[start DATASET CONTENT]

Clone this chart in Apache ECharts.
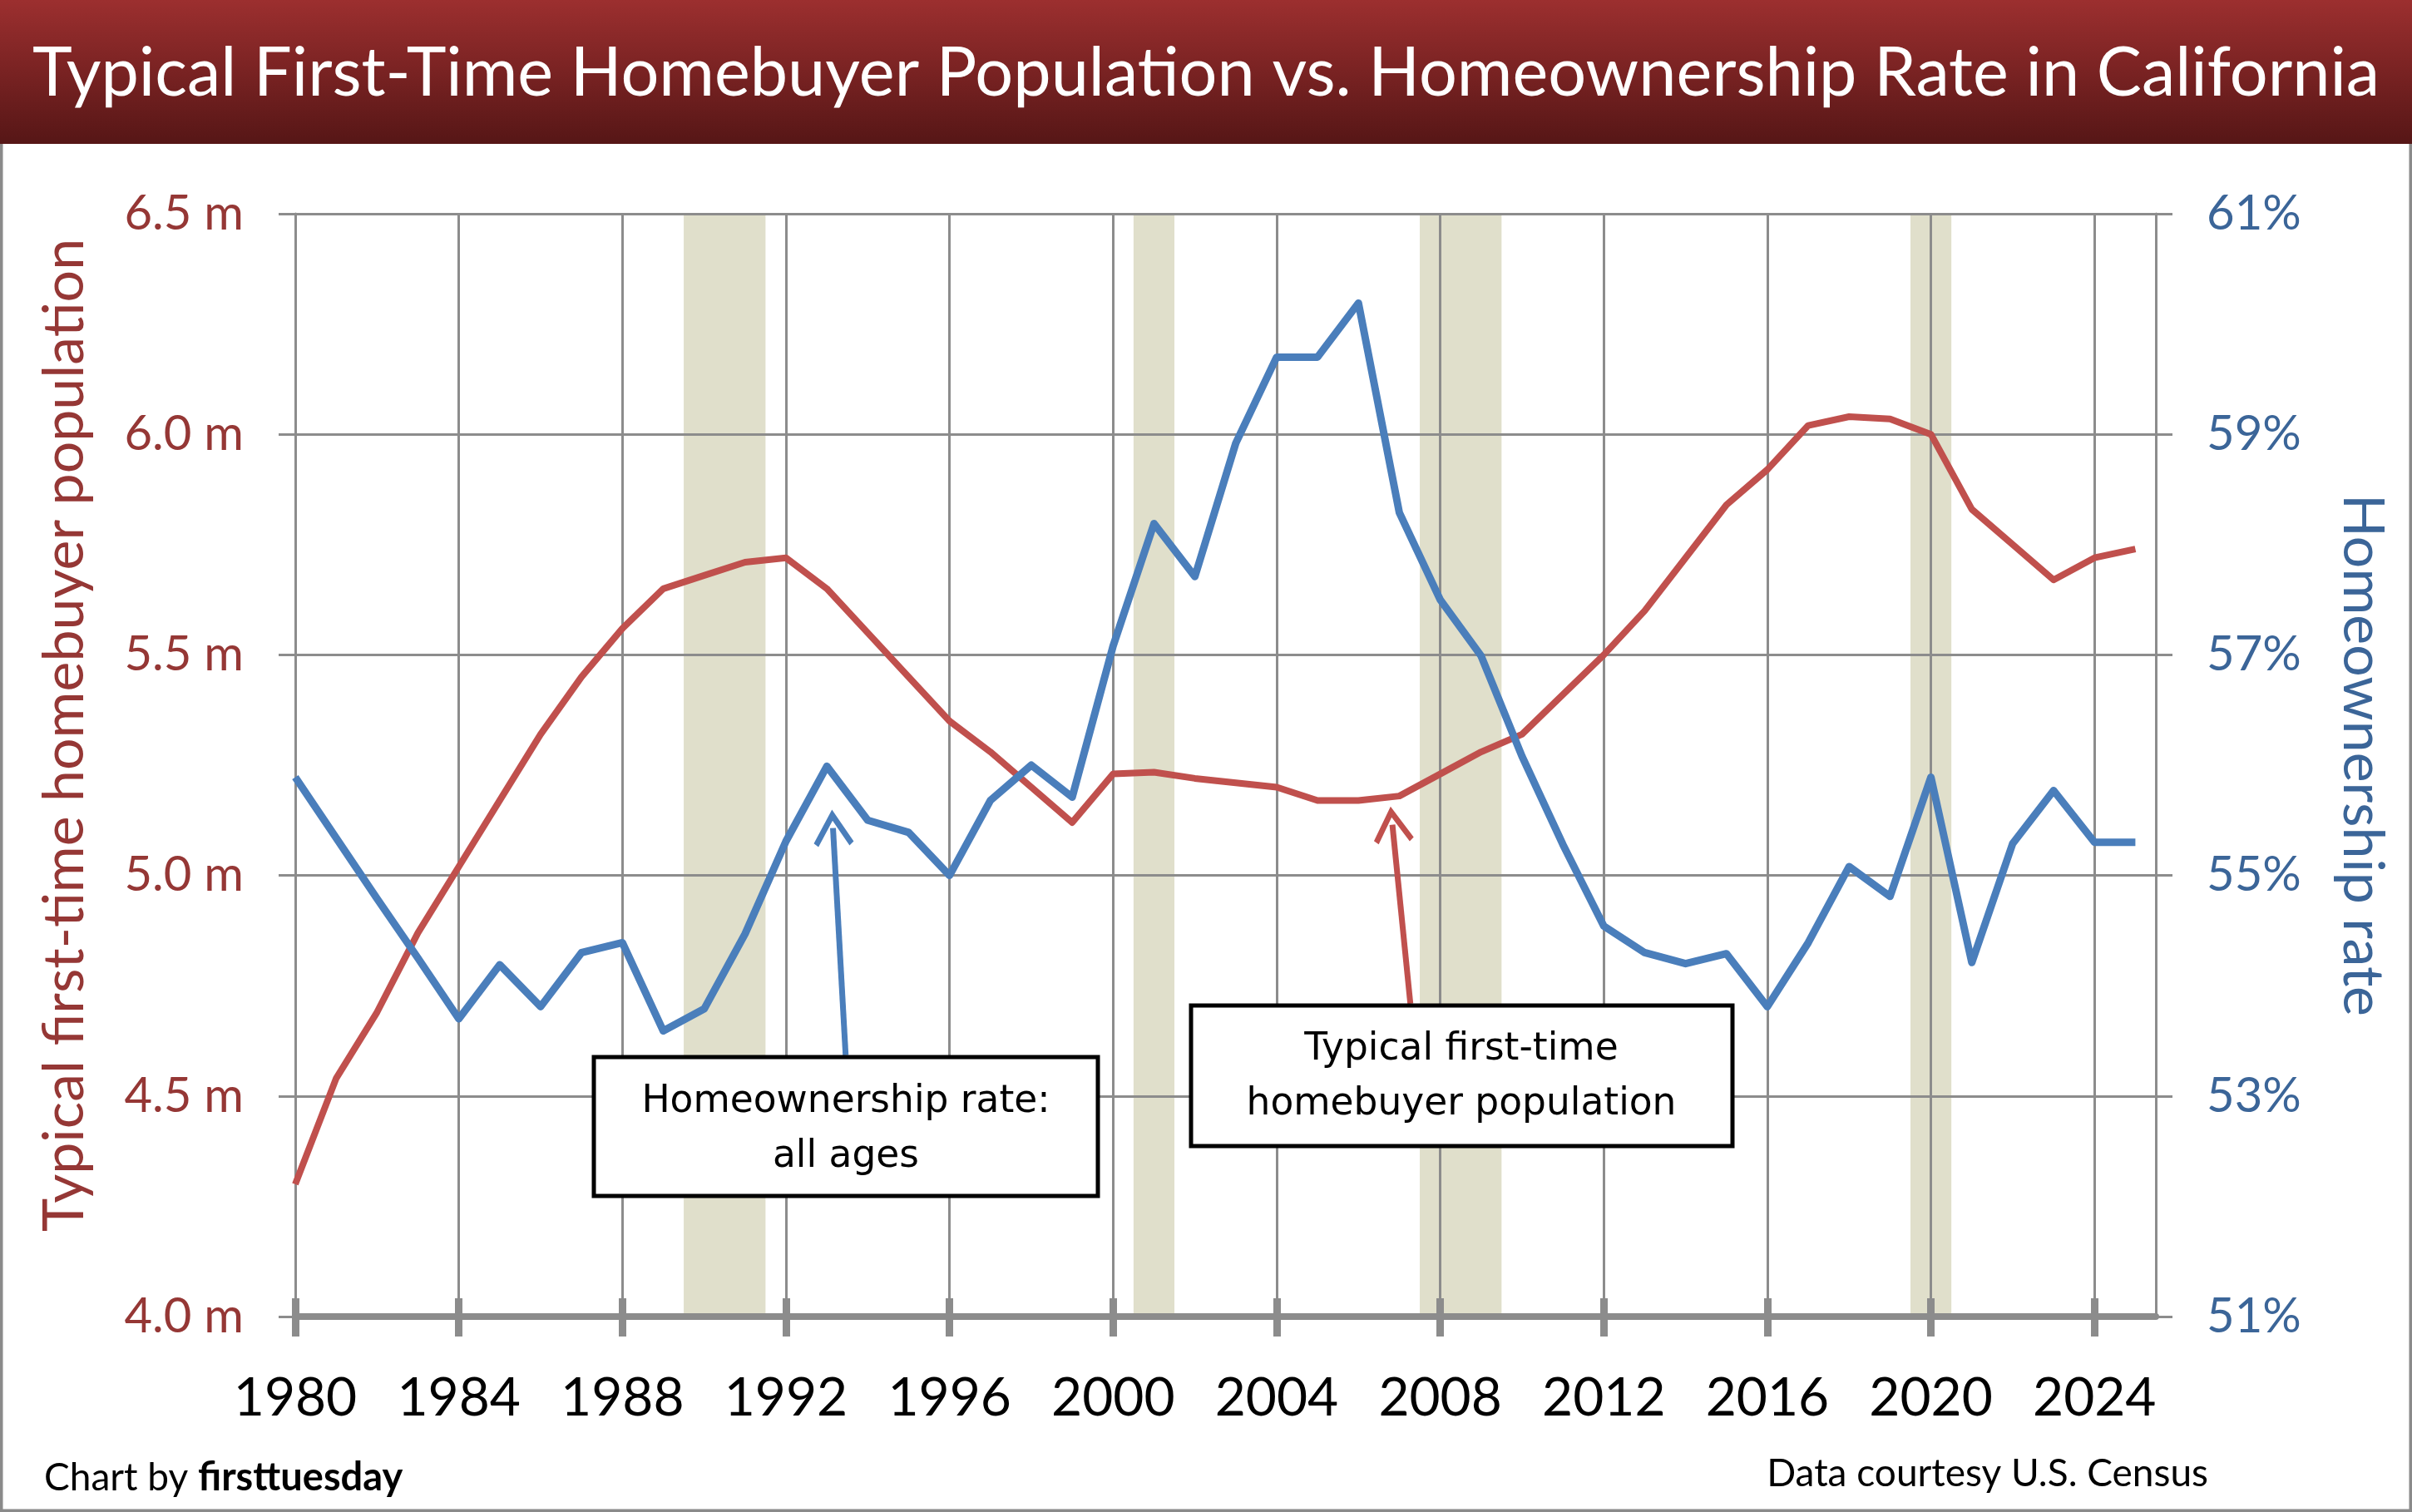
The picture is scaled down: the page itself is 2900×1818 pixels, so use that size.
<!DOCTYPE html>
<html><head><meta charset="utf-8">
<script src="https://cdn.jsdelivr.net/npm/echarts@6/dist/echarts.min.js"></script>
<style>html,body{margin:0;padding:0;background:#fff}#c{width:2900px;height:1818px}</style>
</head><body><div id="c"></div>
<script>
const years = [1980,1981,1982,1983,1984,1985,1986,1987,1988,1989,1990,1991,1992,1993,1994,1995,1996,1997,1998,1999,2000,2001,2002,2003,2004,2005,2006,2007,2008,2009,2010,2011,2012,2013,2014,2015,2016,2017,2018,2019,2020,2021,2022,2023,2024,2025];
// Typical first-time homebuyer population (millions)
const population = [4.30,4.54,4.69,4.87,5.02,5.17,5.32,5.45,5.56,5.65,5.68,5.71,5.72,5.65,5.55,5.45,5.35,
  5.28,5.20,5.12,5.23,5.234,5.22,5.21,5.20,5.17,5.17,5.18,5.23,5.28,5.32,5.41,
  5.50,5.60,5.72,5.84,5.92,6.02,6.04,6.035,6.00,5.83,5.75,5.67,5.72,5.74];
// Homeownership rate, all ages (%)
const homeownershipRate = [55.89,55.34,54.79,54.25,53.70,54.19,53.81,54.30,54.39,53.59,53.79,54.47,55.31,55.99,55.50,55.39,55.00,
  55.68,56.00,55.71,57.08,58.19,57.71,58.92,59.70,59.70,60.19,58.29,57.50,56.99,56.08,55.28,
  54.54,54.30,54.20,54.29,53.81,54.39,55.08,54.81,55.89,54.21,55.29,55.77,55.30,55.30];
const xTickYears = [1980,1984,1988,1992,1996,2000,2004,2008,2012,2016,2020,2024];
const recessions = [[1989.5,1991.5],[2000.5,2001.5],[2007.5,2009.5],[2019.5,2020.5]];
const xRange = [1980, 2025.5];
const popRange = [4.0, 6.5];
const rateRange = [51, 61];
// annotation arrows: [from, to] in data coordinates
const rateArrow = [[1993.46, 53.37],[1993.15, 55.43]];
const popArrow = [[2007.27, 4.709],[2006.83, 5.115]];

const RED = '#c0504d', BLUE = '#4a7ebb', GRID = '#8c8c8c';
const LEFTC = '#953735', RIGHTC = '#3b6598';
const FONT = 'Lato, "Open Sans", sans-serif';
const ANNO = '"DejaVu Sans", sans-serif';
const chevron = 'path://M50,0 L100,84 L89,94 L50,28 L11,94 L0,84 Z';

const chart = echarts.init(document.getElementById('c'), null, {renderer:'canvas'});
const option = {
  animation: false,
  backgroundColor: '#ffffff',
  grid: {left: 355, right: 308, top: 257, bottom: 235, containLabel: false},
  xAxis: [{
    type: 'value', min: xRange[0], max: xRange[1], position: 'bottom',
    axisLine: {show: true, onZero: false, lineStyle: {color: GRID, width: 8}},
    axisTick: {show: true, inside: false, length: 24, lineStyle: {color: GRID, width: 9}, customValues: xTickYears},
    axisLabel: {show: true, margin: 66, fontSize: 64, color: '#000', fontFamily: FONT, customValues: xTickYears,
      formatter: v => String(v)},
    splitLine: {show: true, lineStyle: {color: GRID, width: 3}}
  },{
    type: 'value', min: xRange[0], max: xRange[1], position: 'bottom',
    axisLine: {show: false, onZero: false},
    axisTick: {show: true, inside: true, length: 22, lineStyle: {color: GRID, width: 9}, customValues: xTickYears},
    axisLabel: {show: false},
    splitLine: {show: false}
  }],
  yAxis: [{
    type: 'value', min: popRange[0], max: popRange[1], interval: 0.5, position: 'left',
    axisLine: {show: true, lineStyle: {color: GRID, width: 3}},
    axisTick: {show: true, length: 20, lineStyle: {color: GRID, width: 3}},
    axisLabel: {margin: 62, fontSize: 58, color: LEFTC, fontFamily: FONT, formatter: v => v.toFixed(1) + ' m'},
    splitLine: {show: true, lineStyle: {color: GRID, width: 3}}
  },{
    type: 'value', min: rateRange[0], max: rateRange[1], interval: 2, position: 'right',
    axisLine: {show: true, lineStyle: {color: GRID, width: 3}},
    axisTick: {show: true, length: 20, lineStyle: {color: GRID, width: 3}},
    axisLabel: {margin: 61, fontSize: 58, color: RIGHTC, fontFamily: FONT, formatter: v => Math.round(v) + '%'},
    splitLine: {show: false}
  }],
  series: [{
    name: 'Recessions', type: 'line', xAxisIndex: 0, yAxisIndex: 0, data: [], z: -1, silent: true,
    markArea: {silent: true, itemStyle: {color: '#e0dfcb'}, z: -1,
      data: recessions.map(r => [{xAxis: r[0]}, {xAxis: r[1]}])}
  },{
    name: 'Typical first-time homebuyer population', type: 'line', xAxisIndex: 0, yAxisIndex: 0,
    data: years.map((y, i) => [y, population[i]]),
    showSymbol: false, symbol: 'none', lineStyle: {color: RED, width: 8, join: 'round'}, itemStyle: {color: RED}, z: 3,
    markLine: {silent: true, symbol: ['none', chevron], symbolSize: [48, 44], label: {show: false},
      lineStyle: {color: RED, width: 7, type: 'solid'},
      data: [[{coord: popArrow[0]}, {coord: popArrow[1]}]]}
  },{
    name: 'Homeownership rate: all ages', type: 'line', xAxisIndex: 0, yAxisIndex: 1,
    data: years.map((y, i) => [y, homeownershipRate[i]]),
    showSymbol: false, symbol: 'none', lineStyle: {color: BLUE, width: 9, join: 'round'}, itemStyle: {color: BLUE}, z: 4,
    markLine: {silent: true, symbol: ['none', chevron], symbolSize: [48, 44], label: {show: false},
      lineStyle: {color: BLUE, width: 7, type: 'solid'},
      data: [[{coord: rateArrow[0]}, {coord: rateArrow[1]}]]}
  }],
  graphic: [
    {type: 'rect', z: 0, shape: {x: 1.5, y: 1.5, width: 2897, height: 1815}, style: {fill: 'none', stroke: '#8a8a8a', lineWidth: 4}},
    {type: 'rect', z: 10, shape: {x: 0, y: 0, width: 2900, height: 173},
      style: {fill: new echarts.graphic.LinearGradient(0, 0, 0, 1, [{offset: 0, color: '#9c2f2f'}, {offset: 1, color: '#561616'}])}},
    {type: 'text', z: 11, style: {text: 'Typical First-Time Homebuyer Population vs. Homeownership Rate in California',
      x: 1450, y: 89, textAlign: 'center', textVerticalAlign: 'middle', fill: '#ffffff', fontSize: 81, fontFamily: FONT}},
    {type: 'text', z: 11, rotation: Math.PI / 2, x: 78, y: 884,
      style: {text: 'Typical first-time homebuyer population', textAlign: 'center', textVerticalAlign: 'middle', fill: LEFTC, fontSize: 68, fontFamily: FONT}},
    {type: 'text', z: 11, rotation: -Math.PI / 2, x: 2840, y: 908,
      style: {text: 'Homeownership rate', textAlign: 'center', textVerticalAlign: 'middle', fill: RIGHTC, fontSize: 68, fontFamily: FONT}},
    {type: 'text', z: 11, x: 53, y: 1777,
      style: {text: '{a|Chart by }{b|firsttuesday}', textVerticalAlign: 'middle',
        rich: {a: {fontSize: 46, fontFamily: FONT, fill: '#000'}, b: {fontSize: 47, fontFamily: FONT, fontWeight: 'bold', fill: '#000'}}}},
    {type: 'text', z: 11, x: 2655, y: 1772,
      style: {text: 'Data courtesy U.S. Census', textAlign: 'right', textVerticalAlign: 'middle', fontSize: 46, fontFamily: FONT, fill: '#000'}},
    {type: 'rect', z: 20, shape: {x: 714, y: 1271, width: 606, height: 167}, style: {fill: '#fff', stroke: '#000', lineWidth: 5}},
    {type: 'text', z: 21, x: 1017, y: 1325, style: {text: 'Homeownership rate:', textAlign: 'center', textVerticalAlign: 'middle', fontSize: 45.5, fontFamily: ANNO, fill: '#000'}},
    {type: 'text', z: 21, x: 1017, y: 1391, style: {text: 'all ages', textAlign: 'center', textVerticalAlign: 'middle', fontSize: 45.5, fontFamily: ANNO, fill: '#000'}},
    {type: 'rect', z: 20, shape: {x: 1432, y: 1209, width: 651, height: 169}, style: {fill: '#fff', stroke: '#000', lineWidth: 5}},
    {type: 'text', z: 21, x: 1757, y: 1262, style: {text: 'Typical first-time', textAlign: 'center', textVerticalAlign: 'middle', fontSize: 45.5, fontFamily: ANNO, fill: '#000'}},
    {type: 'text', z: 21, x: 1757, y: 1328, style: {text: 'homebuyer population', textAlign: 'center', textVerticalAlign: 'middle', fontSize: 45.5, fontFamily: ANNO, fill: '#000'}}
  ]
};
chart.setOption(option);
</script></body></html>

[end DATASET CONTENT]

#### [YOUR GOAL]
Copy exactly the lines running from the beginning of the listing through the line that has "const chevron = 'path://M50,0". Drop the pictures.

#### [FULL ANSWER]
Clone this chart in Apache ECharts.
The picture is scaled down: the page itself is 2900×1818 pixels, so use that size.
<!DOCTYPE html>
<html><head><meta charset="utf-8">
<script src="https://cdn.jsdelivr.net/npm/echarts@6/dist/echarts.min.js"></script>
<style>html,body{margin:0;padding:0;background:#fff}#c{width:2900px;height:1818px}</style>
</head><body><div id="c"></div>
<script>
const years = [1980,1981,1982,1983,1984,1985,1986,1987,1988,1989,1990,1991,1992,1993,1994,1995,1996,1997,1998,1999,2000,2001,2002,2003,2004,2005,2006,2007,2008,2009,2010,2011,2012,2013,2014,2015,2016,2017,2018,2019,2020,2021,2022,2023,2024,2025];
// Typical first-time homebuyer population (millions)
const population = [4.30,4.54,4.69,4.87,5.02,5.17,5.32,5.45,5.56,5.65,5.68,5.71,5.72,5.65,5.55,5.45,5.35,
  5.28,5.20,5.12,5.23,5.234,5.22,5.21,5.20,5.17,5.17,5.18,5.23,5.28,5.32,5.41,
  5.50,5.60,5.72,5.84,5.92,6.02,6.04,6.035,6.00,5.83,5.75,5.67,5.72,5.74];
// Homeownership rate, all ages (%)
const homeownershipRate = [55.89,55.34,54.79,54.25,53.70,54.19,53.81,54.30,54.39,53.59,53.79,54.47,55.31,55.99,55.50,55.39,55.00,
  55.68,56.00,55.71,57.08,58.19,57.71,58.92,59.70,59.70,60.19,58.29,57.50,56.99,56.08,55.28,
  54.54,54.30,54.20,54.29,53.81,54.39,55.08,54.81,55.89,54.21,55.29,55.77,55.30,55.30];
const xTickYears = [1980,1984,1988,1992,1996,2000,2004,2008,2012,2016,2020,2024];
const recessions = [[1989.5,1991.5],[2000.5,2001.5],[2007.5,2009.5],[2019.5,2020.5]];
const xRange = [1980, 2025.5];
const popRange = [4.0, 6.5];
const rateRange = [51, 61];
// annotation arrows: [from, to] in data coordinates
const rateArrow = [[1993.46, 53.37],[1993.15, 55.43]];
const popArrow = [[2007.27, 4.709],[2006.83, 5.115]];

const RED = '#c0504d', BLUE = '#4a7ebb', GRID = '#8c8c8c';
const LEFTC = '#953735', RIGHTC = '#3b6598';
const FONT = 'Lato, "Open Sans", sans-serif';
const ANNO = '"DejaVu Sans", sans-serif';
const chevron = 'path://M50,0 L100,84 L89,94 L50,28 L11,94 L0,84 Z';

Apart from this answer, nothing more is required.